Scan the material for the word "script", and copy each line where it shows up.

▸ **Dataset content**:
>>>

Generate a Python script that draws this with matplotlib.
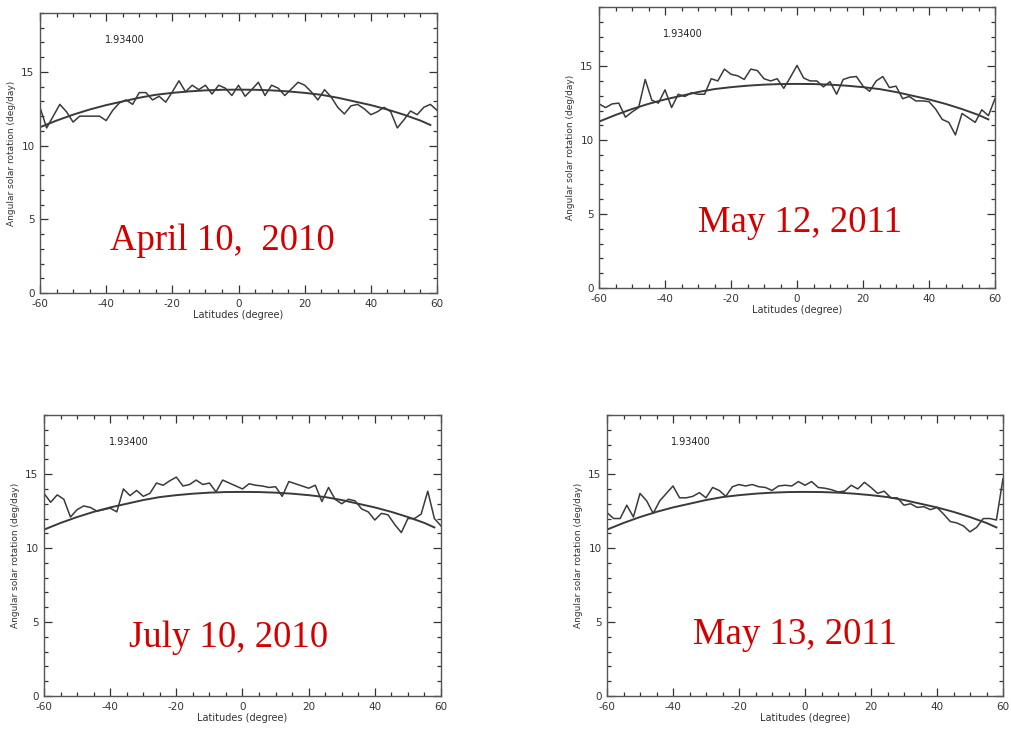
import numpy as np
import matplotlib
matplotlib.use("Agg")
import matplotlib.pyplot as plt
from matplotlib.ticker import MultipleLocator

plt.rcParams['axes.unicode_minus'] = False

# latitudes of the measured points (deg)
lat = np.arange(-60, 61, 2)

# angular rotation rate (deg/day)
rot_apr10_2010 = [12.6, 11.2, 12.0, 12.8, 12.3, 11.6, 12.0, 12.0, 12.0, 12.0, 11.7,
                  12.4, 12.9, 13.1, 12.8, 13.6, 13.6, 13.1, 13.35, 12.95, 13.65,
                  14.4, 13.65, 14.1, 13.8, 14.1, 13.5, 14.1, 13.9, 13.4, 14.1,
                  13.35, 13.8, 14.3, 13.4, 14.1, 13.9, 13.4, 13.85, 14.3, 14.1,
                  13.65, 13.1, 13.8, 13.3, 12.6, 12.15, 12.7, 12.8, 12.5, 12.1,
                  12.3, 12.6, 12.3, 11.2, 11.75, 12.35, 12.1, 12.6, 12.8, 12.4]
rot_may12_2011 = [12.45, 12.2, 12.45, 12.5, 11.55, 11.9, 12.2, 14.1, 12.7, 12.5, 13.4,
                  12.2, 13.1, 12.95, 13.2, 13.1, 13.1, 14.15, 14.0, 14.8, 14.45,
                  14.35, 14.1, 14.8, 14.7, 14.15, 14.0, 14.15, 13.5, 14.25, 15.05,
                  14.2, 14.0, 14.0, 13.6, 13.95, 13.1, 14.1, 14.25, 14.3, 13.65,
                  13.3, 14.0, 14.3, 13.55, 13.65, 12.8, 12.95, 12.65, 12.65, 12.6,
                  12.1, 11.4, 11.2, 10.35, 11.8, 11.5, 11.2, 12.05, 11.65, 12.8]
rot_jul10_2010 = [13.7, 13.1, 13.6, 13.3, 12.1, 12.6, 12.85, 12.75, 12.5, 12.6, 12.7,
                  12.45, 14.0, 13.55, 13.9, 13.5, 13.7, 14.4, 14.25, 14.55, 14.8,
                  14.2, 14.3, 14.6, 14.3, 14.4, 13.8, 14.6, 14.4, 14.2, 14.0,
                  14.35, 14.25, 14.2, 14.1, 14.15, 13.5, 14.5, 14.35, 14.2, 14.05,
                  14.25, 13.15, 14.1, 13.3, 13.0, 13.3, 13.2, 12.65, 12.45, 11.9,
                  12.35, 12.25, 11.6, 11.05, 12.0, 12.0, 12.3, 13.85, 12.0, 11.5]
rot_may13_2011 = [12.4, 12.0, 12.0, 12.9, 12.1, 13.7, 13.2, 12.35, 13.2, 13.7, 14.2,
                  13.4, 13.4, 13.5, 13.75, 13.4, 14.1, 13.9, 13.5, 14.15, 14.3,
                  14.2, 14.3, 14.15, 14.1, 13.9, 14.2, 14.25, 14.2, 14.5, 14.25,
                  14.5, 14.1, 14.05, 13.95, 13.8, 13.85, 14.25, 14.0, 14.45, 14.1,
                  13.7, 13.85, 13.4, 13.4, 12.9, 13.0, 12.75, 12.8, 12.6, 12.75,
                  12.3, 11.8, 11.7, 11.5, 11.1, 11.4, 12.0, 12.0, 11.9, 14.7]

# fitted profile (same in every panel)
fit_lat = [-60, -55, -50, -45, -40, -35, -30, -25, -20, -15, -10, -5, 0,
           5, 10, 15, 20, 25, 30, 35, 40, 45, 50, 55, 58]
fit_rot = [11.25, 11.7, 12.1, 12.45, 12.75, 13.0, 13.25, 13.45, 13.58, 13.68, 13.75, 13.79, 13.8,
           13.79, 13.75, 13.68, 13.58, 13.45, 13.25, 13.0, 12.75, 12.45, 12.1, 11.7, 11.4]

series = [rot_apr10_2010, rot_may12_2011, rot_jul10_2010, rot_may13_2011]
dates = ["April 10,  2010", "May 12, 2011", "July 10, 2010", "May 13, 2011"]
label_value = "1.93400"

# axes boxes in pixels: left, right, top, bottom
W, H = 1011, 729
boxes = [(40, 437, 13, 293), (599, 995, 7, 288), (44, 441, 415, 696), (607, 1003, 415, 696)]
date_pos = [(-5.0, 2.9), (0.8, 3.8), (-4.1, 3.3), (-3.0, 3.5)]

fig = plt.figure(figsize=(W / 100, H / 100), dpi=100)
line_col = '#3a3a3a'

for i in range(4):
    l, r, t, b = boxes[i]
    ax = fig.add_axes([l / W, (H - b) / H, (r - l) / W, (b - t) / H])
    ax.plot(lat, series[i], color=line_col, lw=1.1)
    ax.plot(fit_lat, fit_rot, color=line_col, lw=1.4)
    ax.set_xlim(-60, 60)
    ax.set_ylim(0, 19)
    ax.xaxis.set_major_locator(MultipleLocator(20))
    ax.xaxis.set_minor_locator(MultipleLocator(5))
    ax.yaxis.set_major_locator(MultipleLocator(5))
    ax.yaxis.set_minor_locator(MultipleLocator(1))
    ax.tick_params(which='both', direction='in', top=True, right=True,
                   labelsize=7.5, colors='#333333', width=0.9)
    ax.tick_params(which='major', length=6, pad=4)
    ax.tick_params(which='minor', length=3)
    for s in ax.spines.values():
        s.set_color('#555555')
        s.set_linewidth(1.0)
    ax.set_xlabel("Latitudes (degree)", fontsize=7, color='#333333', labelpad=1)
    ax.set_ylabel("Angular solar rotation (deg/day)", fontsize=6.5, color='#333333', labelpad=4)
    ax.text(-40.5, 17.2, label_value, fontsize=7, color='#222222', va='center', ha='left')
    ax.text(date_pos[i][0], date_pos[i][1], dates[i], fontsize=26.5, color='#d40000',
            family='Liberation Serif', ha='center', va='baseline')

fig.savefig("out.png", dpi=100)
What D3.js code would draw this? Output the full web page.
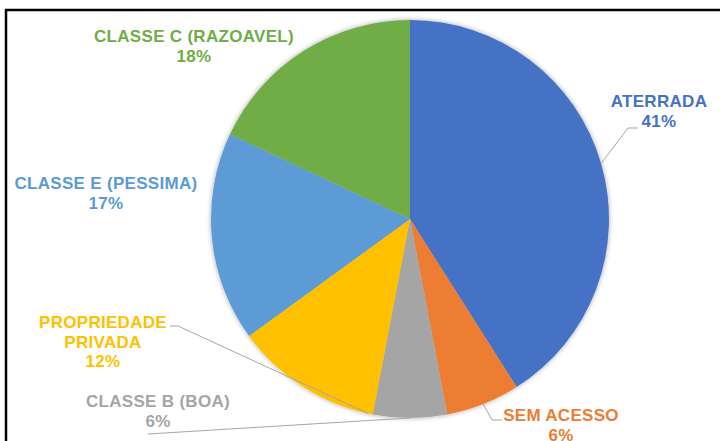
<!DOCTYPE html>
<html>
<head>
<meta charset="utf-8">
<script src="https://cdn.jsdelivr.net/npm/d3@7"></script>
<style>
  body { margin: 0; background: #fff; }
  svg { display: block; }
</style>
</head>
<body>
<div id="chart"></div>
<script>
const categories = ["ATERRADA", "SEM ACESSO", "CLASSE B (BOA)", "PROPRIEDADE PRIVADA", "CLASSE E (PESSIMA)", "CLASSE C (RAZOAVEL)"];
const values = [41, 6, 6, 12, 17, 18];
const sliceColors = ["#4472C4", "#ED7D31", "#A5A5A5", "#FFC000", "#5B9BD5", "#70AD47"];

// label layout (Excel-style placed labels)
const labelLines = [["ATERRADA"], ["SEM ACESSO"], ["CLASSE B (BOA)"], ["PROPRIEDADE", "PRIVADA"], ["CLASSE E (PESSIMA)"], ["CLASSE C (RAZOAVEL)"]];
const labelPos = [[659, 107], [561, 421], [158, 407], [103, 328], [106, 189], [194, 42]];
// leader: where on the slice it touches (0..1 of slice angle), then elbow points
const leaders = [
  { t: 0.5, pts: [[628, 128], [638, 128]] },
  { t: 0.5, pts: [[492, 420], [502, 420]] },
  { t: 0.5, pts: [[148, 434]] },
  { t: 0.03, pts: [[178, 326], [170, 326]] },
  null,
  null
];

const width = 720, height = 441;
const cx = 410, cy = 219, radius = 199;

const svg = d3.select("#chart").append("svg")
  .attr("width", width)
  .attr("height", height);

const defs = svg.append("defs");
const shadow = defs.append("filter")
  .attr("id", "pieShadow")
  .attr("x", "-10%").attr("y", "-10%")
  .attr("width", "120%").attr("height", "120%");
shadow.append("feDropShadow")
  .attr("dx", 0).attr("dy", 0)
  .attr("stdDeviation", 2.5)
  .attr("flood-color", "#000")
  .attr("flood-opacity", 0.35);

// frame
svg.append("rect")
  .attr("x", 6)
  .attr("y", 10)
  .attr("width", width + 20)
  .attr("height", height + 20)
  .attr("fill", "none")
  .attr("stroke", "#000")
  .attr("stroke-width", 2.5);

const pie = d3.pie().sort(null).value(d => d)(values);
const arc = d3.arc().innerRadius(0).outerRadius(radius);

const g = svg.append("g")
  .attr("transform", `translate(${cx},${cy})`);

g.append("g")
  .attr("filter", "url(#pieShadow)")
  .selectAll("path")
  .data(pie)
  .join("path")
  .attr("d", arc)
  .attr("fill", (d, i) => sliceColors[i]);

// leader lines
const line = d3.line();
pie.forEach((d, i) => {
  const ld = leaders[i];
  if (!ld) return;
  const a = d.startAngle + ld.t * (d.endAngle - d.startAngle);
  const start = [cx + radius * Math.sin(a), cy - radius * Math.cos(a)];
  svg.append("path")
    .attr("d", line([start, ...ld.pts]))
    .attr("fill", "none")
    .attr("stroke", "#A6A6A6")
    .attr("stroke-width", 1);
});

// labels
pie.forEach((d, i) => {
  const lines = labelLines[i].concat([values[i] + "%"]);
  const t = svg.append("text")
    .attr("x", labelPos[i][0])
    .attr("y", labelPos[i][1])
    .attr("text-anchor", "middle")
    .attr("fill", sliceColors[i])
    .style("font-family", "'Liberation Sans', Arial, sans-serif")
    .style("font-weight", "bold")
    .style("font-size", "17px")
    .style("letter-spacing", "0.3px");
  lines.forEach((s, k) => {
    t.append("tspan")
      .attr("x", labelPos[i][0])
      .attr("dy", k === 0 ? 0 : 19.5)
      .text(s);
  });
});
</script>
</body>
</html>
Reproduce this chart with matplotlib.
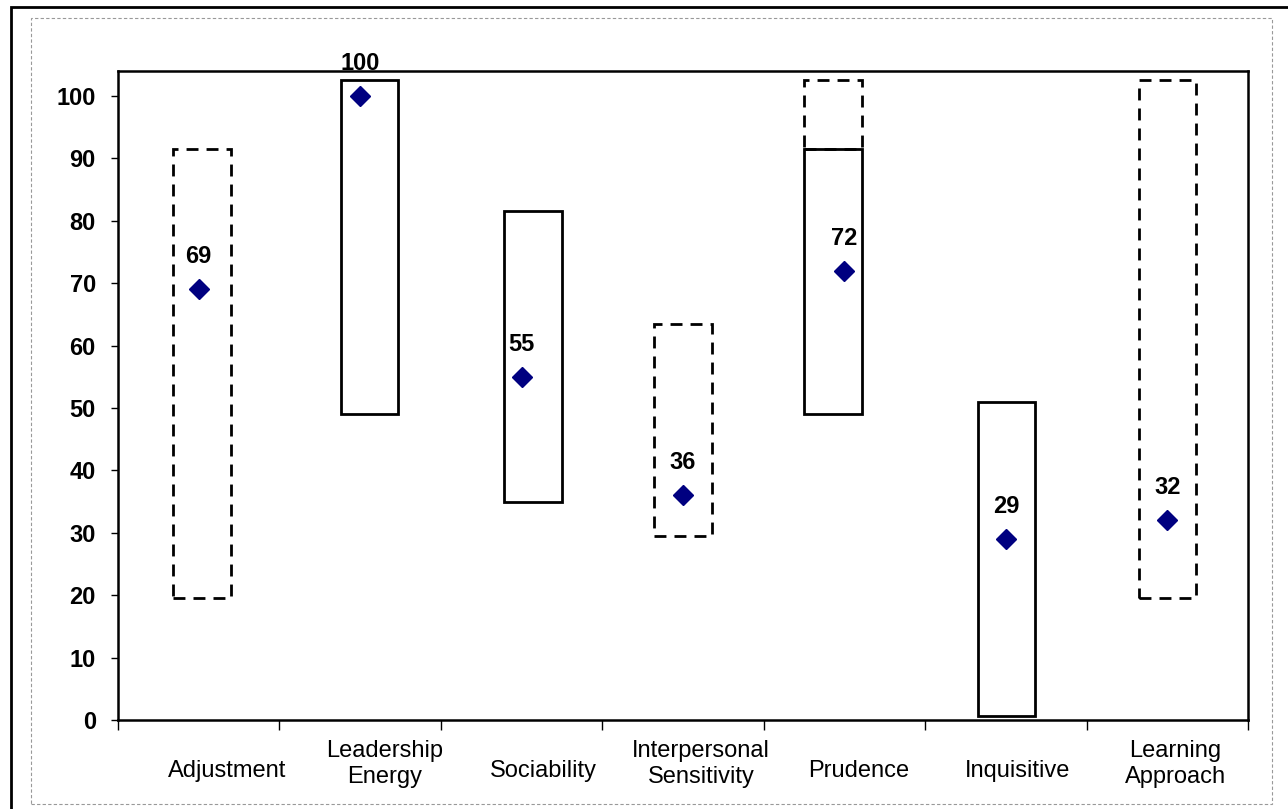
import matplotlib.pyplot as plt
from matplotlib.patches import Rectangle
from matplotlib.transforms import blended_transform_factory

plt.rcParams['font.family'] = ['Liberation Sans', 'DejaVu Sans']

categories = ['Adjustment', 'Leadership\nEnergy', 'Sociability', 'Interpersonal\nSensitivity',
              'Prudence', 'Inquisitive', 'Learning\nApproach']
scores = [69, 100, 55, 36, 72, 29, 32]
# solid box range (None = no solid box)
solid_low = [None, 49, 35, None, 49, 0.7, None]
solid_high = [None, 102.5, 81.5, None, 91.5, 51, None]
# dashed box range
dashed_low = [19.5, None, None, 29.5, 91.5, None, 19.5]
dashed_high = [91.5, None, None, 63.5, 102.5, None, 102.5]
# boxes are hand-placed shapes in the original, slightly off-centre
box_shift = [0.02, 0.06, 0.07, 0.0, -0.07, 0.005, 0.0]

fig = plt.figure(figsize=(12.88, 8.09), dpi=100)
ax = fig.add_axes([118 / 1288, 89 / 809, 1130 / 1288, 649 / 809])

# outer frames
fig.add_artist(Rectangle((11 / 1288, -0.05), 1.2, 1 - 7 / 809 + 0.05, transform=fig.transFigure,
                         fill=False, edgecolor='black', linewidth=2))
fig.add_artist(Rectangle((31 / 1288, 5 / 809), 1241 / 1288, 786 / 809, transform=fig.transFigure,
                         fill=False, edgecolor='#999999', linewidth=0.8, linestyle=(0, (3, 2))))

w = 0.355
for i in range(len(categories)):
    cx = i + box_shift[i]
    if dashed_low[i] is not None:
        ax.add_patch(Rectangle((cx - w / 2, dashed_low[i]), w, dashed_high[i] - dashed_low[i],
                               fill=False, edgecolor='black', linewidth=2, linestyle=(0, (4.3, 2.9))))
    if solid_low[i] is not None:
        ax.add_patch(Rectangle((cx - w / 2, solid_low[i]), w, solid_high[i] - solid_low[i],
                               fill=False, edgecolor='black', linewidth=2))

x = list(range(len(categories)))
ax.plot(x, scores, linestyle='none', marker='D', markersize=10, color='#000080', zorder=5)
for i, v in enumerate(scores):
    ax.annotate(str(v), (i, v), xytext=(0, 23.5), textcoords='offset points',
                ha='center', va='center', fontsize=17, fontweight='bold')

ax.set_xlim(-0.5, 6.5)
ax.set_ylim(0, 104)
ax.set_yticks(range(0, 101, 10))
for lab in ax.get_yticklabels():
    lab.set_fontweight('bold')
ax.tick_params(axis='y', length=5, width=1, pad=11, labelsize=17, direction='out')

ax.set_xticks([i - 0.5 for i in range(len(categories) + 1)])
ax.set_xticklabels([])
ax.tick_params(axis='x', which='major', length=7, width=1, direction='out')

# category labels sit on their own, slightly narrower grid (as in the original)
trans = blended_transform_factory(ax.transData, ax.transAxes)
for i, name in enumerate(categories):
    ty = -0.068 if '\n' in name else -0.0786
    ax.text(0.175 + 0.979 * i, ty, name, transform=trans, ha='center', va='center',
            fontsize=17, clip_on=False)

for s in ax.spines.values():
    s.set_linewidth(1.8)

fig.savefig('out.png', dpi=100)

<<<

▸ **Written response**:
Generate a Python script that draws this with matplotlib.
<script src="https://cdn.jsdelivr.net/npm/d3@7"></script>
<script>
</script>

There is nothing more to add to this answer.